This is pretty funky! But it works; the two anonymous functions call each other rather than recursing directly.

In mine, it goes like this, instead:

const Ymine = (
  // Where in Might's example, the `x` function was where the
  // U Combinator was applied, here (because I followed the
  // original notation he gave) it's `h`. So it's `h` which is
  // the same function handed back and forth as argument
  // to itself.
  (h) =>
    // `h` takes a functional, which takes `FactGen` as its
    // parameter. This is similar to the outermost function in
    // Might's version.
    (F) =>
      // As in Might's version, we call `FactGen` here.
        // The form is *similar* but not identical to his,
        // because of the extra call structure. `h(h)(F)` is the
        // factorial function.
        // Note that then he has `y` where I have `x`; my `x`
        // and his `y` are just the result of the computation
        // (in this case, the integer factorial).
        (x) => (h(h)(F))(x))
) (
  // This is identical to the above; it's using the U Combinator.
  (h) => (F) => F((x) => (h(h)(F))(x))

This is how his simplification worked: instead of generating the factorial function each time, it generated it just the once and then used it.

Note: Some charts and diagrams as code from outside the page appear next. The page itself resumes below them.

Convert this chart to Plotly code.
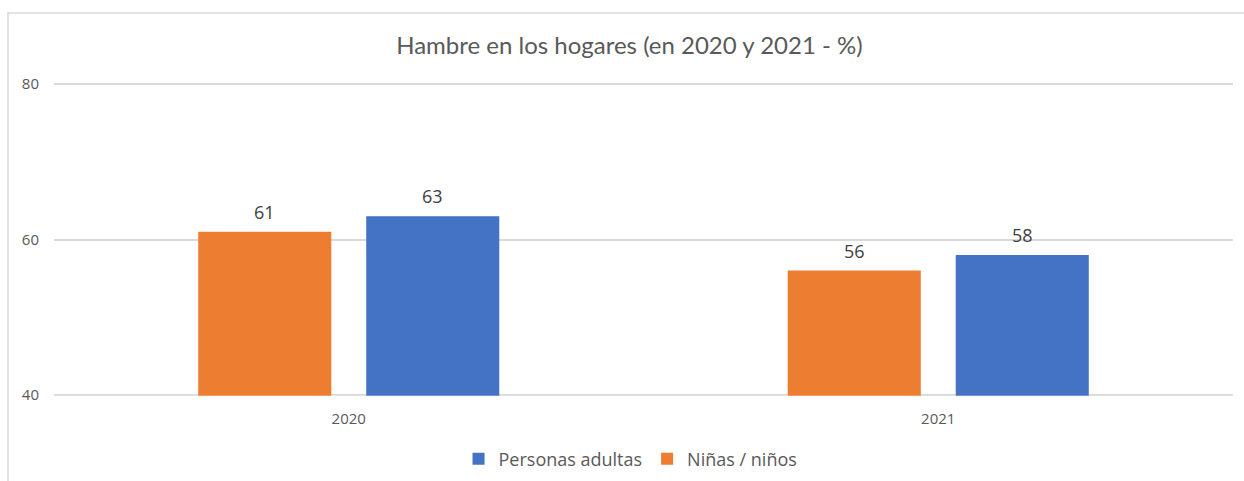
import plotly.graph_objects as go

years = ["2020", "2021"]
ninos = [61, 56]
adultos = [63, 58]
series_names = ["Niñas / niños", "Personas adultas"]
colors = ["#ED7D31", "#4472C4"]
y_ticks = [40, 60, 80]
y_range = [39.6, 80.4]

W, H = 1244, 481
ml, mr, mt, mb = 54, 11, 81, 83
pw, ph = W - ml - mr, H - mt - mb

fig = go.Figure()
offsets = [-84, 84]
for name, vals, col, off in zip(series_names, [ninos, adultos], colors, offsets):
    fig.add_trace(go.Bar(
        x=years, y=vals, name=name, marker=dict(color=col, line=dict(width=0)),
        hoverinfo="none",
    ))
    for i, v in enumerate(vals):
        fig.add_annotation(x=i, y=v, xref="x", yref="y", text=str(v), showarrow=False, xshift=off,
                           yanchor="bottom", yshift=6,
                           font=dict(family="Open Sans, sans-serif", size=18, color="#404040"))

# mask bar parts below the axis minimum (bars start at the 40 line)
fig.add_shape(type="rect", xref="paper", yref="y", x0=0, x1=1,
              y0=y_range[0] - 1, y1=min(y_ticks) - 0.1,
              fillcolor="white", line=dict(width=0), layer="above")

# outer chart border (left/top visible)
bx0 = (8 - ml) / pw
by1 = (H - 13 - mb) / ph
fig.add_shape(type="rect", xref="paper", yref="paper",
              x0=bx0, x1=(W + 20 - ml) / pw, y0=(-40 - mb) / ph, y1=by1,
              line=dict(color="#d9d9d9", width=1.5), layer="below")

fig.update_layout(
    width=W, height=H, margin=dict(l=ml, r=mr, t=mt, b=mb, autoexpand=False),
    paper_bgcolor="white", plot_bgcolor="white",
    title=dict(text="Hambre en los hogares (en 2020 y 2021 - %)",
               x=0.506, xanchor="center", y=(H - 46) / H, yanchor="middle",
               font=dict(family="Lato, sans-serif", size=24, color="#595959")),
    barmode="group", bargap=0.43, bargroupgap=0.208,
    showlegend=True,
    legend=dict(orientation="h", x=0.489, xanchor="center", y=(H - 459) / H,
                yref="container", yanchor="middle", traceorder="reversed",
                font=dict(family="Open Sans, sans-serif", size=18, color="#595959"),
                itemwidth=30),
    xaxis=dict(type="category", categoryorder="array", categoryarray=years,
               range=[-0.5, len(years) - 0.5],
               showline=False, ticks="", ticklabelstandoff=10,
               tickfont=dict(family="Open Sans, sans-serif", size=15, color="#595959")),
    yaxis=dict(range=y_range, tickvals=y_ticks, showgrid=True, gridcolor="#d9d9d9", gridwidth=1.5,
               zeroline=False, showline=False, ticks="", ticklabelstandoff=14,
               tickfont=dict(family="Open Sans, sans-serif", size=15, color="#595959")),
)

fig.write_html("out.html", config={"displayModeBar": False},
               post_script="document.body.style.margin='0';")
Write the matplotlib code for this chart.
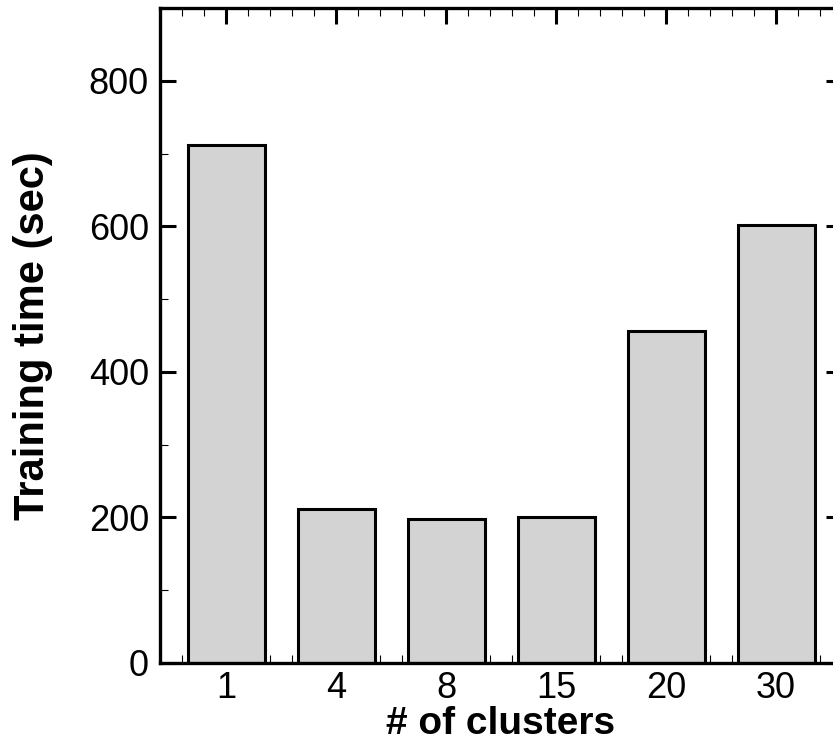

I still couldn’t do the simplification he did myself. It’ll take more practice using and thinking about combinators and combinatorial logic before I get there, but that’s okay. That’s how learning works.

And that’s enough playing with combinatorials for now. (Except that I’m kind of tempted to see if I can go implement the U or Y combinators—or both—in Rust.)

If you’re curious how I worked this out… I expanded the JS representations of the final forms (here’s the code) and then stepped through the result in my JavaScript dev tools, watching how the function calls worked and what the values of each intermediate value were. It’s fascinating, and well worth your time.